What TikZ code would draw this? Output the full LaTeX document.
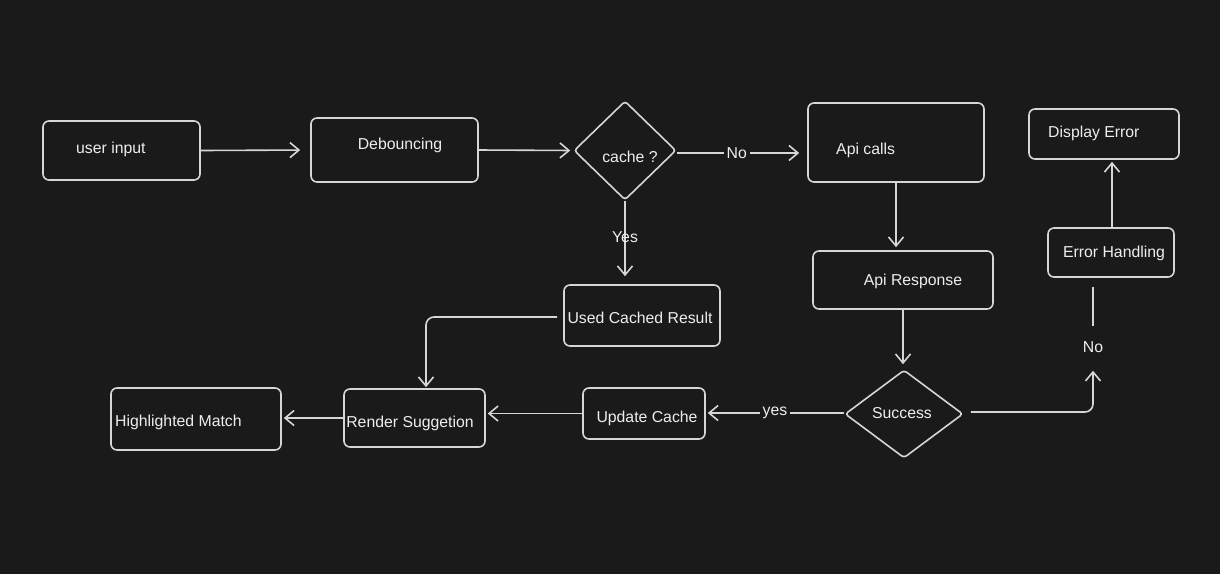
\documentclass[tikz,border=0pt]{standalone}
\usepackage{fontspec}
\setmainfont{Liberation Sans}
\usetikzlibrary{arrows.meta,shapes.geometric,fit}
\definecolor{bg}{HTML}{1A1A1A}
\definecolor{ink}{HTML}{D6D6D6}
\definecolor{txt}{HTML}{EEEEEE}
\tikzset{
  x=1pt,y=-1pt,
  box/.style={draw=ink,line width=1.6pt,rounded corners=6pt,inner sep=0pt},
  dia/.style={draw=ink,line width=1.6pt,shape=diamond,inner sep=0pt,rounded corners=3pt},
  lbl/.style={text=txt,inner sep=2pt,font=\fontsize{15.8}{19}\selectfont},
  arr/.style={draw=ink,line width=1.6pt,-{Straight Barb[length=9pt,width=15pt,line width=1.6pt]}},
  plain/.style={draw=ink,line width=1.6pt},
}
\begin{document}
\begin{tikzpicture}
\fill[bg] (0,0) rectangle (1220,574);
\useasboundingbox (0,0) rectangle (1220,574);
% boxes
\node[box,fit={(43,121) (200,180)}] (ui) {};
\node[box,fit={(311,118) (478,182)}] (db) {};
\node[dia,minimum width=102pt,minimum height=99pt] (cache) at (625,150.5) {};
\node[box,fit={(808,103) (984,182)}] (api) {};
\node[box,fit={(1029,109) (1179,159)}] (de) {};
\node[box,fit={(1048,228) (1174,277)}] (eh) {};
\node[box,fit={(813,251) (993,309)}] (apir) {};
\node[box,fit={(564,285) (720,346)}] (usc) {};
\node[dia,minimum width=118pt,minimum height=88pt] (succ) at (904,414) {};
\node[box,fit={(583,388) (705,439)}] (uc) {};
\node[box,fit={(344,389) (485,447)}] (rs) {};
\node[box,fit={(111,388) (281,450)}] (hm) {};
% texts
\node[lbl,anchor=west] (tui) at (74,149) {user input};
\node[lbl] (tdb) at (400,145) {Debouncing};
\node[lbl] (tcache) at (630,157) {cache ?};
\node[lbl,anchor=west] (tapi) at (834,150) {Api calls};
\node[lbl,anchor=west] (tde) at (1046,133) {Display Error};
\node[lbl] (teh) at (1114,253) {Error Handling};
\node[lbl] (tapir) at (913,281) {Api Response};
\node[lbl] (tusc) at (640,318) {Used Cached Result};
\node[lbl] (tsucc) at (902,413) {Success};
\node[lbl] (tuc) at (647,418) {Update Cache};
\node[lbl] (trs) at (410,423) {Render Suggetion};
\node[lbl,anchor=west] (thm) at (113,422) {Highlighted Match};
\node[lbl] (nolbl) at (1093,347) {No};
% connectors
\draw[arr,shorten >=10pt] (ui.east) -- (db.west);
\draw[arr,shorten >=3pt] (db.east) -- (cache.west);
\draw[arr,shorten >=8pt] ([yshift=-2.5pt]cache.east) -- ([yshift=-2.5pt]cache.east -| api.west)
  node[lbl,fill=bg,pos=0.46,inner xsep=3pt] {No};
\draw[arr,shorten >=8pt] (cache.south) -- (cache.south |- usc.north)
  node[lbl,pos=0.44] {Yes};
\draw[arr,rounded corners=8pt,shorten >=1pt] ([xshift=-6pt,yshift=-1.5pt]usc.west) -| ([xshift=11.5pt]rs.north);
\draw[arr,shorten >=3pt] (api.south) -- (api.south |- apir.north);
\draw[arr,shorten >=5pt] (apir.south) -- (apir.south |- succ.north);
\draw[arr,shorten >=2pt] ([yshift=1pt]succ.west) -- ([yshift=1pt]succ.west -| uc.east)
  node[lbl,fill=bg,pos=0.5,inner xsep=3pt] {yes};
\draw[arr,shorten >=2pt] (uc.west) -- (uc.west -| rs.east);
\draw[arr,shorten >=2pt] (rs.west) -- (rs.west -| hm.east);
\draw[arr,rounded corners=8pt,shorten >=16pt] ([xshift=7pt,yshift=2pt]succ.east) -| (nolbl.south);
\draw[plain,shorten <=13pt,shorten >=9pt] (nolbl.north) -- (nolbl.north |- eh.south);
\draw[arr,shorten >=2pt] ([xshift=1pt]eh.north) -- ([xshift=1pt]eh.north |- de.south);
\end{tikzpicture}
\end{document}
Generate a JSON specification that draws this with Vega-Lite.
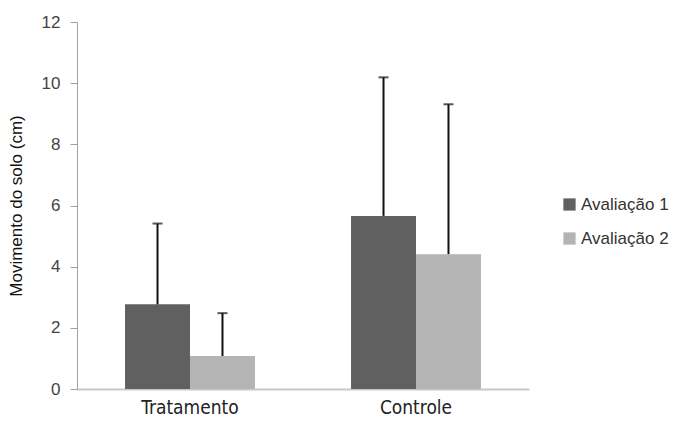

────────────────

*YOUR INSTRUCTIONS*
Filter the entries down to the lines containing "this". Copy each of those lines.

*OUTPUT OF THE TASK*
What TikZ code would draw this? Output the full LaTeX document.
Generate a JSON specification that draws this with Vega-Lite.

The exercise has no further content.